Significant advances have been made in HIV testing and treatment over the past 30 years, yet there were 1.7 million new HIV infections worldwide in 2019. Almost 60% of these occurred in sub-Saharan Africa, where the HIV epidemic affects the wider population, not just high-risk groups.
Oral pre-exposure prophylaxis (PrEP) drugs, which work by preventing the virus from infecting new cells, are highly effective at lowering infection risk in risk-groups when taken daily. In the first study of its kind in sub-Saharan Africa1, the Sustainable East Africa Research Collaboration (SEARCH), tested the effect of PrEP on the general community.

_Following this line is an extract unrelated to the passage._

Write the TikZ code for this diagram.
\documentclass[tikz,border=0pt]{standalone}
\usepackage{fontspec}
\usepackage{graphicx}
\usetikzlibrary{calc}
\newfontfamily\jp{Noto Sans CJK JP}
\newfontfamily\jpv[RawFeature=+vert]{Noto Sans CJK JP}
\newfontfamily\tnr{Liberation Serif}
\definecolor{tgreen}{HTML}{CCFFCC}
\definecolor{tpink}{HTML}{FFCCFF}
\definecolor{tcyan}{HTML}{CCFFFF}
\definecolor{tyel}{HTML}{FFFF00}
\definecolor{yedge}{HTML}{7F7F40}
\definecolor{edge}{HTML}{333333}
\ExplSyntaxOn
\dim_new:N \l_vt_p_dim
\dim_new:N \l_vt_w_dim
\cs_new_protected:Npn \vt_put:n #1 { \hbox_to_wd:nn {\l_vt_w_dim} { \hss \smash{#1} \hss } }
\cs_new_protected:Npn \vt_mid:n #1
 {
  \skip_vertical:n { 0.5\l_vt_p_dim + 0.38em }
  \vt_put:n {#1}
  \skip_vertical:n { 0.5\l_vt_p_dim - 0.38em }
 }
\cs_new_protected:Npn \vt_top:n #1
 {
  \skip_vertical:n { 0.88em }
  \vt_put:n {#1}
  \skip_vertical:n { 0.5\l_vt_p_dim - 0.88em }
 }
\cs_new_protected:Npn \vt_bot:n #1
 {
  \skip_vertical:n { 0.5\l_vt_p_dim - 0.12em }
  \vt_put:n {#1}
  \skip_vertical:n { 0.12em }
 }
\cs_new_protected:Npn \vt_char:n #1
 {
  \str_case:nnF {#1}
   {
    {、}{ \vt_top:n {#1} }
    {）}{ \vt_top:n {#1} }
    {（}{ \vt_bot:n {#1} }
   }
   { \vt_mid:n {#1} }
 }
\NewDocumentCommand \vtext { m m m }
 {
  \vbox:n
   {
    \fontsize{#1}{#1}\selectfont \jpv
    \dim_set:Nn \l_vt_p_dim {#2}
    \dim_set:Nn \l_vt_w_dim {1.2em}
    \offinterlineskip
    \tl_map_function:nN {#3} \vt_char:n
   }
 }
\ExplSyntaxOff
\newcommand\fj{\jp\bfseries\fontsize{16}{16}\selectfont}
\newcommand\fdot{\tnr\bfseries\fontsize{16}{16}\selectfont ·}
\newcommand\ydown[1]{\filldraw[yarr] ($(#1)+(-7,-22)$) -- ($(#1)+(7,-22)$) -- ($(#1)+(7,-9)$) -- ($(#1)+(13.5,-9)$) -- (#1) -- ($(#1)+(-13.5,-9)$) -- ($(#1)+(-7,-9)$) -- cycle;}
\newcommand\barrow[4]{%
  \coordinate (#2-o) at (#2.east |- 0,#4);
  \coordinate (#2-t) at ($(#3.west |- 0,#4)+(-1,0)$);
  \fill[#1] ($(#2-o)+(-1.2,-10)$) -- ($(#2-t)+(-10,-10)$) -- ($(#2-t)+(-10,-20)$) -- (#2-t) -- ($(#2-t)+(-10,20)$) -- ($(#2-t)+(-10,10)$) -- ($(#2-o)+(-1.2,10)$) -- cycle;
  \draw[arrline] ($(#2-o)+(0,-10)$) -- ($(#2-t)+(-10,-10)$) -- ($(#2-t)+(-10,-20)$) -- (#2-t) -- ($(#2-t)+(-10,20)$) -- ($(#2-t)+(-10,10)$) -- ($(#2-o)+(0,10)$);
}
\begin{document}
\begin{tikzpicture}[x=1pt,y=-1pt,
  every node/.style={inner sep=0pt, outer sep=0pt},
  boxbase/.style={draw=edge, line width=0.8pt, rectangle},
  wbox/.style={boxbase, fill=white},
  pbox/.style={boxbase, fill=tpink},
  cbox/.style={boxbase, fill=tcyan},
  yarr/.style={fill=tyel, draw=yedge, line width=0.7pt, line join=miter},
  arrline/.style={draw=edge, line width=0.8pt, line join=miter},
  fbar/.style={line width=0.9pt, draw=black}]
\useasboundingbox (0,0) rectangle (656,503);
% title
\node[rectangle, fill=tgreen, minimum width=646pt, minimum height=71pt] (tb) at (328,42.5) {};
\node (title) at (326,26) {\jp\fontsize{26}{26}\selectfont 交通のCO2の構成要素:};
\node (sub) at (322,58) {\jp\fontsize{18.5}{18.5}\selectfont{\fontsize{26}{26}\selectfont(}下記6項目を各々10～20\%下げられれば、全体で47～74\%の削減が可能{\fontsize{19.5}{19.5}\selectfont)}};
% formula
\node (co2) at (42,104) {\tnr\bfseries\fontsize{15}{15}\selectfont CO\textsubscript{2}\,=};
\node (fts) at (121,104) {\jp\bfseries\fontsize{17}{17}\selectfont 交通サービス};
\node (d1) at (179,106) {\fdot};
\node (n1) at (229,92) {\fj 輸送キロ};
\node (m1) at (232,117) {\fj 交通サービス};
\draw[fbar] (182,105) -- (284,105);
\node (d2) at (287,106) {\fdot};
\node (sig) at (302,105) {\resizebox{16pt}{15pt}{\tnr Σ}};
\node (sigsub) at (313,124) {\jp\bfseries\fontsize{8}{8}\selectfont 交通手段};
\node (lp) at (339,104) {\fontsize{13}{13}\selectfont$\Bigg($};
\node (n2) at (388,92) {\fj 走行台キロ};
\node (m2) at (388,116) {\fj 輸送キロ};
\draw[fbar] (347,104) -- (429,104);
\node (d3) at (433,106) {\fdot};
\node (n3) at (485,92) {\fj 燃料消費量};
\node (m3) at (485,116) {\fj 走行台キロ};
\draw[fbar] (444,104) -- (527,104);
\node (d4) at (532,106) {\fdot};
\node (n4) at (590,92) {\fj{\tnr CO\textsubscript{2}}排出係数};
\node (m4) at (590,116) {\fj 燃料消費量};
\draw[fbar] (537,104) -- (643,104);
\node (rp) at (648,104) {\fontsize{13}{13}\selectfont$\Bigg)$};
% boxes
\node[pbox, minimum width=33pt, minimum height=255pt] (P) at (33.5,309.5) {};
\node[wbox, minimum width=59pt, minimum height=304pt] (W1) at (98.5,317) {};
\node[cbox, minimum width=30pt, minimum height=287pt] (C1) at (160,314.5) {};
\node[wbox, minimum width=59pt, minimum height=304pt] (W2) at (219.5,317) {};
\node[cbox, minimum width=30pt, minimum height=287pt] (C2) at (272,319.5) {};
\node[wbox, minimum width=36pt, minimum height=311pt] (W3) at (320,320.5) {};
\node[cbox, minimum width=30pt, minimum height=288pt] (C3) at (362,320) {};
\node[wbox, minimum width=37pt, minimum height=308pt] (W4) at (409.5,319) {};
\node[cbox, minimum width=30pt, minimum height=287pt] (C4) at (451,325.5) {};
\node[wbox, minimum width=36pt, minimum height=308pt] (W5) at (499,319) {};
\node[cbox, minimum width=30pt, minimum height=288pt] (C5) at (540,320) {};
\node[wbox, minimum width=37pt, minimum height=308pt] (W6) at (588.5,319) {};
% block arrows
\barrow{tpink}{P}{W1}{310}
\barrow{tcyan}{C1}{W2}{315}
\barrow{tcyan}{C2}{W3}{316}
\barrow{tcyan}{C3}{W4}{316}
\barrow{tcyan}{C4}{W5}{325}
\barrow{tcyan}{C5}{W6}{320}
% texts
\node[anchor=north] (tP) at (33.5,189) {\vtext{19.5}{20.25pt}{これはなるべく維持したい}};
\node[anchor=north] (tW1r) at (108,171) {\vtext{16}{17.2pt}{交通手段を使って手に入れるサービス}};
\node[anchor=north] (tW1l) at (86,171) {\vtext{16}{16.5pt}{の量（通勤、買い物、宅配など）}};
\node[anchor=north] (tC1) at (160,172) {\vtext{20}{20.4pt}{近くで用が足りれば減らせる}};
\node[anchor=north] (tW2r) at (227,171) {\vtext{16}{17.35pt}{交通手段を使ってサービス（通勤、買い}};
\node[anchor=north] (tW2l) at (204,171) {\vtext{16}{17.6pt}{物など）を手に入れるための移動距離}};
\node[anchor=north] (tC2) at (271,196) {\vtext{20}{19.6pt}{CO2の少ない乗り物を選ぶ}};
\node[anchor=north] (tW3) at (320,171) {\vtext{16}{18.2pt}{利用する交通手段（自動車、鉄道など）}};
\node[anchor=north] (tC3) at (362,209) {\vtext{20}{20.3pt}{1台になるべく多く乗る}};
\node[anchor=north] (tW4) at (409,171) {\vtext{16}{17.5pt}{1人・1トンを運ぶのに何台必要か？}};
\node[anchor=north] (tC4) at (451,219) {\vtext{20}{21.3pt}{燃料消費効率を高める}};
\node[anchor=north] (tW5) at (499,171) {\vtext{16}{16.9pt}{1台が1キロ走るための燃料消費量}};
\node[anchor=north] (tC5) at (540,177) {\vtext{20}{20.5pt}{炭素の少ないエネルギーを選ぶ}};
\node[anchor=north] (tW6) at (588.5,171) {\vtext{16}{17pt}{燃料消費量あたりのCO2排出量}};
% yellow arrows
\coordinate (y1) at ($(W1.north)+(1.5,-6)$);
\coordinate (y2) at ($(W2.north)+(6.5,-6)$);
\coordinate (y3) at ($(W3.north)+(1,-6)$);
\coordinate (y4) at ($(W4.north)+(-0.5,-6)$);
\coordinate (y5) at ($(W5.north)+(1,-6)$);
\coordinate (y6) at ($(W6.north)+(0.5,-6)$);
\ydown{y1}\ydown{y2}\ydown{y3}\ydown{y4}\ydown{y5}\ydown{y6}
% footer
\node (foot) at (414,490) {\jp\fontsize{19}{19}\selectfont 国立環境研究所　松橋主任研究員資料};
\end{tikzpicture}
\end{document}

Led by Moses Kamya at Makerere University in Kampala, Uganda, and Diane Havlir and Maya Petersen at the University of California, US, they examined the impact on new HIV infections following community-wide PrEP roll-out among people at elevated HIV risk in rural Kenya and Uganda.
“We know that PrEP is highly effective; now we need systems that make it easier for people to start and continue taking it,” says Kamya. “We offered universal access to PrEP to women and men during community-wide testing events in 16 rural areas, as well as a flexible follow-up system with visits to clinics or community sites.”
In half of the communities, new infections dropped by 74% in those who started PrEP compared with matched control cases from the prior year. Results were particularly promising for women, with HIV incidence levels 76% lower than historical controls.
“This demonstrates the power of comprehensive testing and HIV risk assessment backed up by immediate treatment initiation in rural settings,” says Kamya.
Koss, C.A. et al. PLOS Medicine 18 (2), e1003492 (2021).